Master Eric came over to see what we were working on, surprised to find us out of our chairs. I explained that I had asked Sensei for instruction on how to fight if for some reason I needed to do so when my chair was not with me, or if my opponent got me out of my chair. So I showed him that Sensei had worked with me on my back, on my side, and kneeling. I also demonstrated how to get back up from the ground once I had my attacker either subdued or distracted enough to do so, and that once I had, my main objective would be to walk away from the encounter and get help, as always.

Master Eric worked with me on a few additional things, while Sensei helped Chad, who was struggling. Firstly he showed me that my crutch could be used the same way as the cane I typically train with if necessary. Then he took my crutches away from me altogether and had me go through blocks and strikes I have learned up til now in a kneeling position. He then had me do the same with Brush Trap Strike, and I am proud to say I was able to bring Master Eric to the mat multiple times with the force of my trap, and arm bar, remembering to launch additional strikes at the head, neck and spine once he was down.

For the rest of the lesson, Sensei had us brushing up on the fighting style he had just introduced us to. Then he let me get into my chair and do a short demo of "flow of combat" for Chad, who didn't seem able to grasp how techniques could be sequenced together in an actual fight. After we had been bowed out, Sensei called us over and gave us each a homework/reference sheet with the techniques he felt we should be working on at home.

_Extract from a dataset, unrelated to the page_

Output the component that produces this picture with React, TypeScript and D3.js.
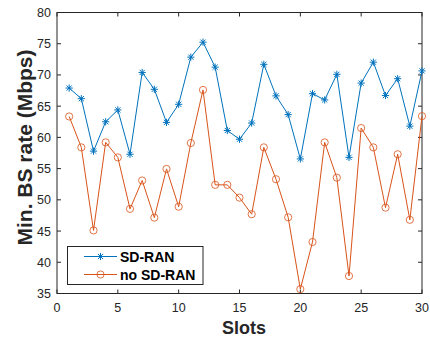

Chad initially was gung ho (in front of Sensei) to do what was expected of him, however once we got home, it was a whole different story. That, however, is for another post. Before I sign off, let me show you the homework sheet we have been using!

There you have it!


Formal Training Week 13

Hi everyone. I know this blog hasn't been updated in quite some time, but the stress and responsibility of being a full time college student sort of caught up with me for awhile there. I have managed to find my way out of my endless to do list and will be updating this with the backlog of lessons that occurred in the last few weeks.

The thirteenth week of formal training at Equa Do was much like the twelfth. It was not intended to be that way however. I had asked Sensei to begin working, at least with me, on how to use my knowledge of hapkido if I was standing on crutches. Obviously, in order to learn this, I need to actually use my crutches. But when Chad and Robbie arrived at Equa Do they discovered they had forgotten a pair for Chad. Rather than simply alienate Chad and have him sit there and do nothing, Sensei found us an out of the way area to work on things that did not require the crutches.

We did our typical warmups, (stretches and half jumping jacks) and then continued the blocking work we had begun the week previous to this. Chad still seemed to have trouble with the concept, often using the circular motion we have been taught to use for evading grabs rather than simply brushing it out of the way. This led to him pulling the foam weapon stand-in closer to his body in most cases, and had the weapon been real he would have been injured if not killed. I stopped the session once again and corrected him, inadvertently frustrating him and causing Sensei to lecture him on taking criticism better from those with more experience.

As short as this blog post is, that really is all we managed to accomplish, and so this one will get ended here.